Directions for this task: An exact copy of all the data is required, with pictures left out.

Data block:

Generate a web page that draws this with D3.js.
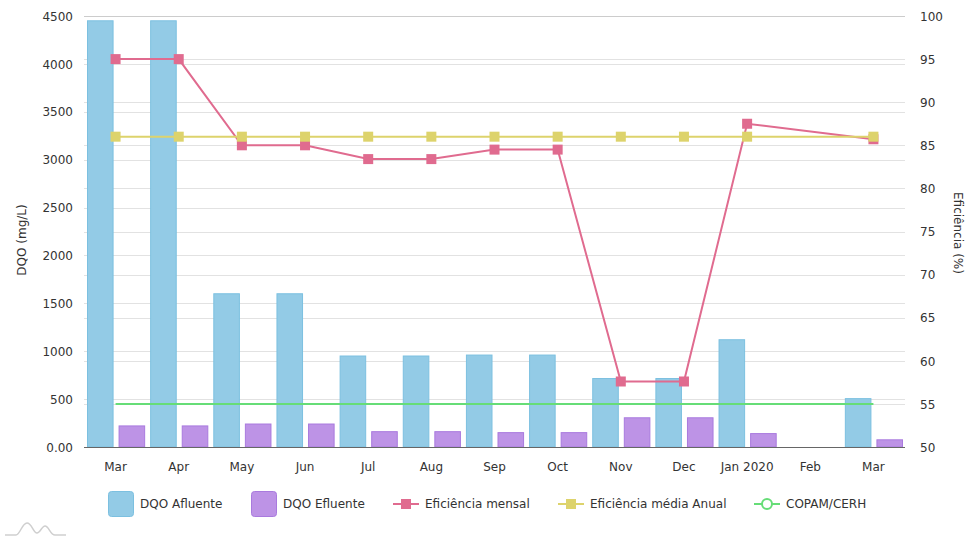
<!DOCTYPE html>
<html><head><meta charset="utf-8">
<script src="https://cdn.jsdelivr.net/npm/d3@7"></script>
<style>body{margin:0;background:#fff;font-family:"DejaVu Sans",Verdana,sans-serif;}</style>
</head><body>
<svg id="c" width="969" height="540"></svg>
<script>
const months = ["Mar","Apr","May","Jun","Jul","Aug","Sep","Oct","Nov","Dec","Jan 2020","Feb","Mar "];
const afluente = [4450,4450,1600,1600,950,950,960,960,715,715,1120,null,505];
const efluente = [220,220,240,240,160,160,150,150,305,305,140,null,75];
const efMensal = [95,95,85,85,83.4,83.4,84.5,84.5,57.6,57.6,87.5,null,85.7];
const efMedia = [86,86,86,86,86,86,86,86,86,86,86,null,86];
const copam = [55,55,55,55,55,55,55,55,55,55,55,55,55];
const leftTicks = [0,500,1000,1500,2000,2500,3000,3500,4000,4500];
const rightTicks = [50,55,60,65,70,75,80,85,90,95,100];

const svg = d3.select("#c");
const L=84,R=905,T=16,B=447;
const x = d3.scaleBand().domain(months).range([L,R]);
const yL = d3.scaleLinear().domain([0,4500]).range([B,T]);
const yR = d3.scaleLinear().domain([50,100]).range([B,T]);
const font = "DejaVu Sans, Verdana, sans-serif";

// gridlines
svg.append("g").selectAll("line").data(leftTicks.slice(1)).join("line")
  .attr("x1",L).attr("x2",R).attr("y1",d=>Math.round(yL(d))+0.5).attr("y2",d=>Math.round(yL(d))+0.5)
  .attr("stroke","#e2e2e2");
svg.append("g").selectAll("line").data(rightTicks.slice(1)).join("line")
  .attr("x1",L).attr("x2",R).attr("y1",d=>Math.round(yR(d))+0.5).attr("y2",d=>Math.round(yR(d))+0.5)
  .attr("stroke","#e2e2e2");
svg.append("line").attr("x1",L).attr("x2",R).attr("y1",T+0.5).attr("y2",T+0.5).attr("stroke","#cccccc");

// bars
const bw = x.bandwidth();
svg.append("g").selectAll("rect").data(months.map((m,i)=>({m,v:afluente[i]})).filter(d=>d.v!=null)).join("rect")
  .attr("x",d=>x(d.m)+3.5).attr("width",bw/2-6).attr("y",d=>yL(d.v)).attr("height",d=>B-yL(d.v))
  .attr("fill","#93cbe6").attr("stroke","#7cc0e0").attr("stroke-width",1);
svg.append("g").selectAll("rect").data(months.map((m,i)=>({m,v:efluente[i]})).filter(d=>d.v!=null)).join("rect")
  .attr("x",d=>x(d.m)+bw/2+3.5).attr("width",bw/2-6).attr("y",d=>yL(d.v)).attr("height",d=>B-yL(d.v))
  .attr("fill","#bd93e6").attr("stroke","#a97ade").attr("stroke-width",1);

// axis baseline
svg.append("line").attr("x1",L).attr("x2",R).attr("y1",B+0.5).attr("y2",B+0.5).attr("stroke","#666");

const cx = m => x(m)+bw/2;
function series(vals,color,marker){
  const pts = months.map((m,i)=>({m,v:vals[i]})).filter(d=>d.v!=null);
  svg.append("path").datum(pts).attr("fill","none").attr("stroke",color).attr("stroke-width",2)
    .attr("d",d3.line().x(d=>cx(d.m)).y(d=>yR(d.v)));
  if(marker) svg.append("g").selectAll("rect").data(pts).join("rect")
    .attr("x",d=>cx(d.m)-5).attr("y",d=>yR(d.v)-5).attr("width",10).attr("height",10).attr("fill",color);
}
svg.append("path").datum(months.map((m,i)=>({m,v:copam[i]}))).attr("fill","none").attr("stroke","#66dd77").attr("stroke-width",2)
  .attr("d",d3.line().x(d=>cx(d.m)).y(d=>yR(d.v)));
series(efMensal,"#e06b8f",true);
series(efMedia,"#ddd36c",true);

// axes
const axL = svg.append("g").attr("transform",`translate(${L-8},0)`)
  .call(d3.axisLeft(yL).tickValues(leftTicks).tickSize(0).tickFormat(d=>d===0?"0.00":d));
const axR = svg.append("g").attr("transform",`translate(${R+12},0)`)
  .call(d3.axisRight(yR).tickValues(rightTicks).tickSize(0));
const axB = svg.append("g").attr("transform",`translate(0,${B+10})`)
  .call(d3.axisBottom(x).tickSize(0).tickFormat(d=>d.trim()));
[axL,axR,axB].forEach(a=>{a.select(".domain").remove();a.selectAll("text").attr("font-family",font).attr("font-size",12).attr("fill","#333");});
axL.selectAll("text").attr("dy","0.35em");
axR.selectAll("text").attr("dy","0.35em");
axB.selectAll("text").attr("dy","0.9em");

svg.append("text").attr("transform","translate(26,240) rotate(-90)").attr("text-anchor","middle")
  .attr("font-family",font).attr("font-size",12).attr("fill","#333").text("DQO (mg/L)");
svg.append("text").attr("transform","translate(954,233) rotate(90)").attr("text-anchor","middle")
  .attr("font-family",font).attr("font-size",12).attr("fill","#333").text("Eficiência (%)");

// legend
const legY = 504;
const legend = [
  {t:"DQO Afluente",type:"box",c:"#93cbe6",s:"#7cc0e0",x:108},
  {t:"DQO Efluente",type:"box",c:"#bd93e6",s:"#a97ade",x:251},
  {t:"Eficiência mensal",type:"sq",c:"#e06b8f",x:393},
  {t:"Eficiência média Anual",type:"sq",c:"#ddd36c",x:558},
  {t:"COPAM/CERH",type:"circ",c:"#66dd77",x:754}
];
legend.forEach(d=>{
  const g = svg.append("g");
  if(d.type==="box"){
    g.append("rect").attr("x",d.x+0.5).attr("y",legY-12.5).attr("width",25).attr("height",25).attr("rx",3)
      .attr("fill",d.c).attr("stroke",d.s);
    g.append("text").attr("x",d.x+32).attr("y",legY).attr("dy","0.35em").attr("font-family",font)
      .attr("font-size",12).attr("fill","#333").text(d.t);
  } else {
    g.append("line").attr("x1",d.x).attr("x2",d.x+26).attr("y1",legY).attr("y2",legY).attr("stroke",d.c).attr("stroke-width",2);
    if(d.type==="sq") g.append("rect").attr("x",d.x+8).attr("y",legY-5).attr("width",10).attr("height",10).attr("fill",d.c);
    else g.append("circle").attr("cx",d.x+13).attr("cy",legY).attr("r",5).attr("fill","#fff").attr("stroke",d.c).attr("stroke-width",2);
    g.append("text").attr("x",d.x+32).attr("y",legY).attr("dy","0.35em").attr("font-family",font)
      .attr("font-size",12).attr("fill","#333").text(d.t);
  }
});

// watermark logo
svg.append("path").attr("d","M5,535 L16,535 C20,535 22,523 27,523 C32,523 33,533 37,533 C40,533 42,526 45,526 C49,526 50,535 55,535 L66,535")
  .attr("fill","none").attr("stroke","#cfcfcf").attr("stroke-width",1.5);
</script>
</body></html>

Task output:
Generate a web page that draws this with D3.js.
<!DOCTYPE html>
<html><head><meta charset="utf-8">
<script src="https://cdn.jsdelivr.net/npm/d3@7"></script>
<style>body{margin:0;background:#fff;font-family:"DejaVu Sans",Verdana,sans-serif;}</style>
</head><body>
<svg id="c" width="969" height="540"></svg>
<script>
const months = ["Mar","Apr","May","Jun","Jul","Aug","Sep","Oct","Nov","Dec","Jan 2020","Feb","Mar "];
const afluente = [4450,4450,1600,1600,950,950,960,960,715,715,1120,null,505];
const efluente = [220,220,240,240,160,160,150,150,305,305,140,null,75];
const efMensal = [95,95,85,85,83.4,83.4,84.5,84.5,57.6,57.6,87.5,null,85.7];
const efMedia = [86,86,86,86,86,86,86,86,86,86,86,null,86];
const copam = [55,55,55,55,55,55,55,55,55,55,55,55,55];
const leftTicks = [0,500,1000,1500,2000,2500,3000,3500,4000,4500];
const rightTicks = [50,55,60,65,70,75,80,85,90,95,100];

const svg = d3.select("#c");
const L=84,R=905,T=16,B=447;
const x = d3.scaleBand().domain(months).range([L,R]);
const yL = d3.scaleLinear().domain([0,4500]).range([B,T]);
const yR = d3.scaleLinear().domain([50,100]).range([B,T]);
const font = "DejaVu Sans, Verdana, sans-serif";

// gridlines
svg.append("g").selectAll("line").data(leftTicks.slice(1)).join("line")
  .attr("x1",L).attr("x2",R).attr("y1",d=>Math.round(yL(d))+0.5).attr("y2",d=>Math.round(yL(d))+0.5)
  .attr("stroke","#e2e2e2");
svg.append("g").selectAll("line").data(rightTicks.slice(1)).join("line")
  .attr("x1",L).attr("x2",R).attr("y1",d=>Math.round(yR(d))+0.5).attr("y2",d=>Math.round(yR(d))+0.5)
  .attr("stroke","#e2e2e2");
svg.append("line").attr("x1",L).attr("x2",R).attr("y1",T+0.5).attr("y2",T+0.5).attr("stroke","#cccccc");

// bars
const bw = x.bandwidth();
svg.append("g").selectAll("rect").data(months.map((m,i)=>({m,v:afluente[i]})).filter(d=>d.v!=null)).join("rect")
  .attr("x",d=>x(d.m)+3.5).attr("width",bw/2-6).attr("y",d=>yL(d.v)).attr("height",d=>B-yL(d.v))
  .attr("fill","#93cbe6").attr("stroke","#7cc0e0").attr("stroke-width",1);
svg.append("g").selectAll("rect").data(months.map((m,i)=>({m,v:efluente[i]})).filter(d=>d.v!=null)).join("rect")
  .attr("x",d=>x(d.m)+bw/2+3.5).attr("width",bw/2-6).attr("y",d=>yL(d.v)).attr("height",d=>B-yL(d.v))
  .attr("fill","#bd93e6").attr("stroke","#a97ade").attr("stroke-width",1);

// axis baseline
svg.append("line").attr("x1",L).attr("x2",R).attr("y1",B+0.5).attr("y2",B+0.5).attr("stroke","#666");

const cx = m => x(m)+bw/2;
function series(vals,color,marker){
  const pts = months.map((m,i)=>({m,v:vals[i]})).filter(d=>d.v!=null);
  svg.append("path").datum(pts).attr("fill","none").attr("stroke",color).attr("stroke-width",2)
    .attr("d",d3.line().x(d=>cx(d.m)).y(d=>yR(d.v)));
  if(marker) svg.append("g").selectAll("rect").data(pts).join("rect")
    .attr("x",d=>cx(d.m)-5).attr("y",d=>yR(d.v)-5).attr("width",10).attr("height",10).attr("fill",color);
}
svg.append("path").datum(months.map((m,i)=>({m,v:copam[i]}))).attr("fill","none").attr("stroke","#66dd77").attr("stroke-width",2)
  .attr("d",d3.line().x(d=>cx(d.m)).y(d=>yR(d.v)));
series(efMensal,"#e06b8f",true);
series(efMedia,"#ddd36c",true);

// axes
const axL = svg.append("g").attr("transform",`translate(${L-8},0)`)
  .call(d3.axisLeft(yL).tickValues(leftTicks).tickSize(0).tickFormat(d=>d===0?"0.00":d));
const axR = svg.append("g").attr("transform",`translate(${R+12},0)`)
  .call(d3.axisRight(yR).tickValues(rightTicks).tickSize(0));
const axB = svg.append("g").attr("transform",`translate(0,${B+10})`)
  .call(d3.axisBottom(x).tickSize(0).tickFormat(d=>d.trim()));
[axL,axR,axB].forEach(a=>{a.select(".domain").remove();a.selectAll("text").attr("font-family",font).attr("font-size",12).attr("fill","#333");});
axL.selectAll("text").attr("dy","0.35em");
axR.selectAll("text").attr("dy","0.35em");
axB.selectAll("text").attr("dy","0.9em");

svg.append("text").attr("transform","translate(26,240) rotate(-90)").attr("text-anchor","middle")
  .attr("font-family",font).attr("font-size",12).attr("fill","#333").text("DQO (mg/L)");
svg.append("text").attr("transform","translate(954,233) rotate(90)").attr("text-anchor","middle")
  .attr("font-family",font).attr("font-size",12).attr("fill","#333").text("Eficiência (%)");

// legend
const legY = 504;
const legend = [
  {t:"DQO Afluente",type:"box",c:"#93cbe6",s:"#7cc0e0",x:108},
  {t:"DQO Efluente",type:"box",c:"#bd93e6",s:"#a97ade",x:251},
  {t:"Eficiência mensal",type:"sq",c:"#e06b8f",x:393},
  {t:"Eficiência média Anual",type:"sq",c:"#ddd36c",x:558},
  {t:"COPAM/CERH",type:"circ",c:"#66dd77",x:754}
];
legend.forEach(d=>{
  const g = svg.append("g");
  if(d.type==="box"){
    g.append("rect").attr("x",d.x+0.5).attr("y",legY-12.5).attr("width",25).attr("height",25).attr("rx",3)
      .attr("fill",d.c).attr("stroke",d.s);
    g.append("text").attr("x",d.x+32).attr("y",legY).attr("dy","0.35em").attr("font-family",font)
      .attr("font-size",12).attr("fill","#333").text(d.t);
  } else {
    g.append("line").attr("x1",d.x).attr("x2",d.x+26).attr("y1",legY).attr("y2",legY).attr("stroke",d.c).attr("stroke-width",2);
    if(d.type==="sq") g.append("rect").attr("x",d.x+8).attr("y",legY-5).attr("width",10).attr("height",10).attr("fill",d.c);
    else g.append("circle").attr("cx",d.x+13).attr("cy",legY).attr("r",5).attr("fill","#fff").attr("stroke",d.c).attr("stroke-width",2);
    g.append("text").attr("x",d.x+32).attr("y",legY).attr("dy","0.35em").attr("font-family",font)
      .attr("font-size",12).attr("fill","#333").text(d.t);
  }
});

// watermark logo
svg.append("path").attr("d","M5,535 L16,535 C20,535 22,523 27,523 C32,523 33,533 37,533 C40,533 42,526 45,526 C49,526 50,535 55,535 L66,535")
  .attr("fill","none").attr("stroke","#cfcfcf").attr("stroke-width",1.5);
</script>
</body></html>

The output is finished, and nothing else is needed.